CRÉON. — L’ennemi même mort n’est jamais un ami.

ANTIGONE. — Je suis de ceux qui aiment, non de ceux qui haïssent.

CRÉON. — Eh bien donc, s’il te faut aimer, va-t’en sous terre aimer les morts ! Moi, tant que je vivrai, ce n’est pas une femme qui me fera la loi.

Antigone sort entre deux esclaves.

(Sophocle, Antigone, trad. par Paul Mazon, in Sophocle, tome I, Les Belles Lettres, Paris, 1994)

Œuvres

Sophocle a écrit de nombreuses tragédies au cours de sa vie, mais seules sept d’entre elles nous sont parvenues dans leur intégralité, ainsi que des fragments importants du drame satyrique Les Limiers, découverts en Égypte en 1912.

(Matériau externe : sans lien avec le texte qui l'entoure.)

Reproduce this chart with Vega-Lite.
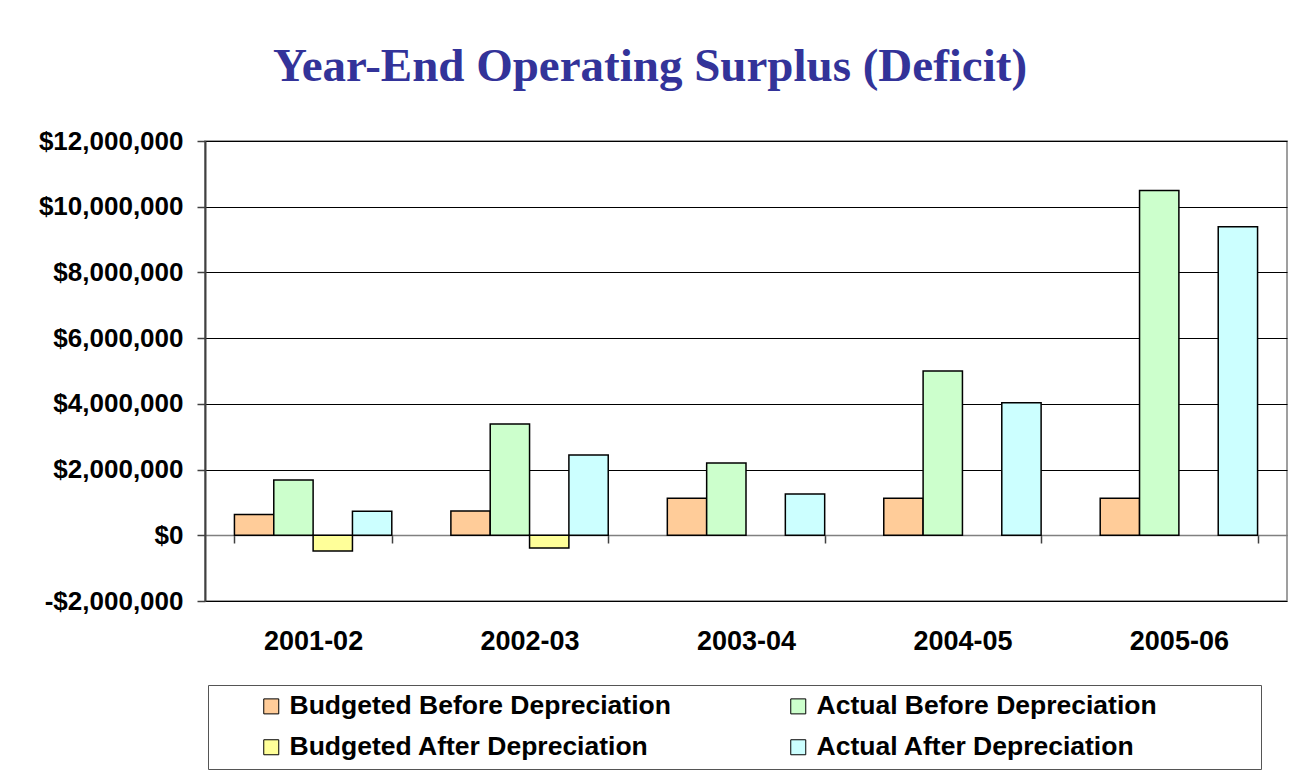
{
  "$schema": "https://vega.github.io/schema/vega-lite/v6.json",
  "width": 1082,
  "height": 460,
  "autosize": {"type": "none"},
  "padding": {"left": 205, "top": 141, "right": 2, "bottom": 180},
  "background": "white",
  "title": {
    "text": "Year-End Operating Surplus (Deficit)",
    "font": "Liberation Serif",
    "fontSize": 47,
    "fontWeight": "bold",
    "color": "#333399",
    "anchor": "middle",
    "frame": "group",
    "dx": -96,
    "offset": 0,
    "baseline": "alphabetic"
  },
  "data": {
    "values": [
      {"year": "2001-02", "series": "Budgeted Before Depreciation", "value": 630000},
      {"year": "2001-02", "series": "Actual Before Depreciation", "value": 1680000},
      {"year": "2001-02", "series": "Budgeted After Depreciation", "value": -480000},
      {"year": "2001-02", "series": "Actual After Depreciation", "value": 730000},
      {"year": "2002-03", "series": "Budgeted Before Depreciation", "value": 740000},
      {"year": "2002-03", "series": "Actual Before Depreciation", "value": 3390000},
      {"year": "2002-03", "series": "Budgeted After Depreciation", "value": -390000},
      {"year": "2002-03", "series": "Actual After Depreciation", "value": 2440000},
      {"year": "2003-04", "series": "Budgeted Before Depreciation", "value": 1130000},
      {"year": "2003-04", "series": "Actual Before Depreciation", "value": 2200000},
      {"year": "2003-04", "series": "Budgeted After Depreciation", "value": null},
      {"year": "2003-04", "series": "Actual After Depreciation", "value": 1260000},
      {"year": "2004-05", "series": "Budgeted Before Depreciation", "value": 1130000},
      {"year": "2004-05", "series": "Actual Before Depreciation", "value": 5000000},
      {"year": "2004-05", "series": "Budgeted After Depreciation", "value": null},
      {"year": "2004-05", "series": "Actual After Depreciation", "value": 4030000},
      {"year": "2005-06", "series": "Budgeted Before Depreciation", "value": 1130000},
      {"year": "2005-06", "series": "Actual Before Depreciation", "value": 10490000},
      {"year": "2005-06", "series": "Budgeted After Depreciation", "value": null},
      {"year": "2005-06", "series": "Actual After Depreciation", "value": 9390000}
    ]
  },
  "mark": {"type": "bar", "stroke": "black", "strokeWidth": 1.5},
  "encoding": {
    "x": {
      "field": "year",
      "type": "nominal",
      "scale": {"paddingInner": 0.273, "paddingOuter": 0.136},
      "axis": {
        "title": null,
        "labelAngle": 0,
        "offset": -66,
        "domainColor": "#808080",
        "domainWidth": 1.5,
        "tickColor": "#404040",
        "tickWidth": 1.5,
        "tickSize": 8,
        "tickBand": "extent",
        "labelPadding": 85,
        "labelFont": "Liberation Sans",
        "labelFontSize": 27,
        "labelFontWeight": "bold",
        "labelColor": "black",
        "grid": false
      }
    },
    "xOffset": {
      "field": "series",
      "type": "nominal",
      "sort": ["Budgeted Before Depreciation", "Actual Before Depreciation", "Budgeted After Depreciation", "Actual After Depreciation"],
      "scale": {"paddingInner": 0, "paddingOuter": 0}
    },
    "y": {
      "field": "value",
      "type": "quantitative",
      "scale": {"domain": [-2000000, 12000000], "nice": false, "zero": false},
      "axis": {
        "title": null,
        "values": [-2000000, 0, 2000000, 4000000, 6000000, 8000000, 10000000, 12000000],
        "labelExpr": "datum.value < 0 ? '-$' + format(-datum.value, ',') : '$' + format(datum.value, ',')",
        "labelFont": "Liberation Sans",
        "labelFontSize": 26,
        "labelFontWeight": "bold",
        "labelColor": "black",
        "labelPadding": 14,
        "tickSize": 8,
        "tickColor": "#404040",
        "tickWidth": 1.5,
        "domainColor": "#404040",
        "domainWidth": 2,
        "grid": true,
        "gridColor": {"condition": {"test": "datum.value === 0", "value": "#808080"}, "value": "black"},
        "gridWidth": 1,
        "gridOpacity": 1
      }
    },
    "color": {
      "field": "series",
      "type": "nominal",
      "scale": {
        "domain": ["Budgeted Before Depreciation", "Budgeted After Depreciation", "Actual Before Depreciation", "Actual After Depreciation"],
        "range": ["#FFCC99", "#FFFF99", "#CCFFCC", "#CCFFFF"]
      },
      "legend": {
        "title": null,
        "orient": "none",
        "legendX": 3,
        "legendY": 544,
        "columns": 2,
        "padding": 8,
        "symbolOffset": 42,
        "columnPadding": 72,
        "rowPadding": 14,
        "symbolType": "square",
        "symbolSize": 225,
        "symbolStrokeColor": "black",
        "symbolStrokeWidth": 1,
        "symbolOpacity": 1,
        "labelFont": "Liberation Sans",
        "labelFontSize": 26.5,
        "labelFontWeight": "bold",
        "labelColor": "black",
        "labelOffset": 5,
        "labelLimit": 0,
        "labelExpr": "indexof(datum.label, 'Actual') == 0 ? datum.label + '\u00a0\u00a0\u00a0\u00a0\u00a0\u00a0\u00a0\u00a0\u00a0\u00a0\u00a0\u00a0\u00a0\u200d' : datum.label",
        "strokeColor": "#555555",
        "fillColor": "white"
      }
    }
  },
  "config": {"view": {"stroke": "#808080", "strokeWidth": 1.5}}
}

  • Ajax – L’histoire du guerrier grec Ajax après la guerre de Troie.
  • Antigone – L’histoire d’Antigone, la fille d’Œdipe, qui défie le roi Créon pour enterrer son frère Polynice.
  • Œdipe roi – L’histoire tragique du roi Œdipe d’une prédiction tragique qui se réalise inévitablement.
  • Œdipe à Colone – Elle décrit l’arrivée du réprouvé, aveugle et maudit, à Colone, près d’Athènes.
  • Philoctète – L’histoire de Philoctète, un guerrier grec abandonné sur une île déserte en raison de sa blessure malodorante, et son rôle dans la guerre de Troie.
  • Électre – L’histoire d’Électre, la fille d’Œdipe, qui cherche à venger la mort de son père.
  • Les Trachiniennes – L’histoire de la fin tragique d’Héraclès (Hercule) et de la souffrance de sa femme Déjanire.
  • Les Limiers – L’histoire du vol des troupeaux d’Apollon par Hermès nouveau-né.

Notez que certaines dates de composition et l’ordre exact des pièces sont sujets à débat parmi les chercheurs.